Forever Today

December 08, 2020 blog post by Lecturer Knut Kåre Kirkholm share this article:

Football fans all over the world mourned when the Argentine footballer Diego Maradona passed away on November 25th. In response a commentator at my age wrote something that stuck with me: ‘You don’t mourn Maradona; you mourn your childhood.’ His death brought back all the wonderful memories of long summer evenings in front of the television after having spent the entire day on the football field playing through the evening matches.

In ‘Brand’, one of the plays of the Norwegian playwright Henrik Ibsen, there is a famous phrase that most Norwegians learn at school: ‘Only the lost is owned forever.’ We don’t know tomorrow, today we are too busy.
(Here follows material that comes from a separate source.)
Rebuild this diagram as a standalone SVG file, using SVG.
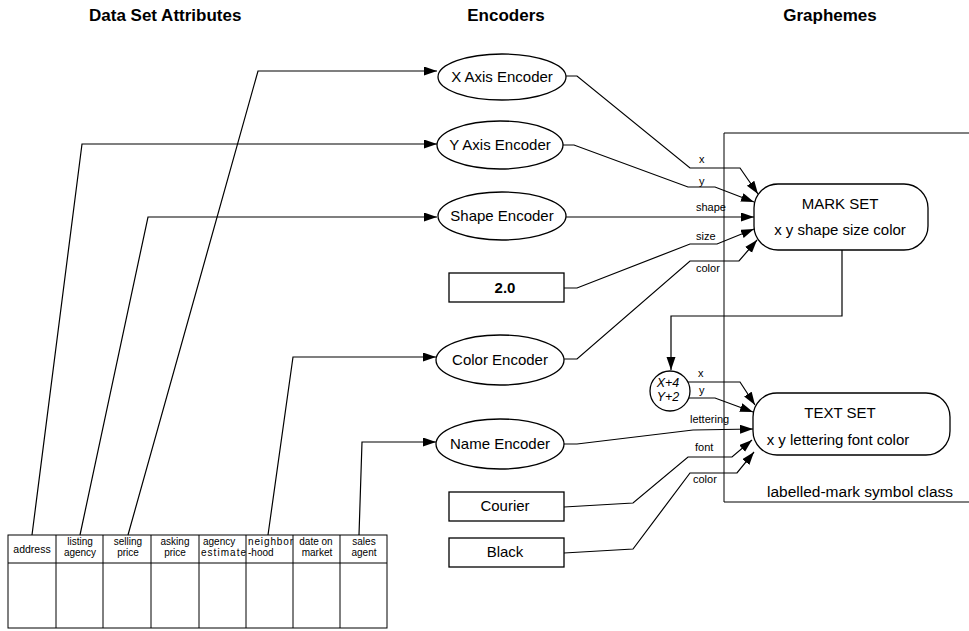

That leaves us only with sentimentally mourning the lost opportunities of yesterday.

As Christians we can find comfort in the realisation that there is no yesterday with God. Yesterday’s sins are forgiven, and the troubles are in his hands. With God there is always today. That is also the wonderful message of Christmas: ‘Today in the town of David a Saviour has been born to you’ (Luk 2:10). He came to take away all our sins and burdens, and to ‘proclaim a year of the Lord’s favour’ (Luk 4:19). And as he continued in the synagogue of Nazareth, ‘Today this Scripture is fulfilled in your hearing.’ The last time Jesus proclaims his divine ‘today’ in Luke is on the cross: ‘Today you will be with me in paradise’ (Luk 23:43). In Jesus there is always newness and freshness.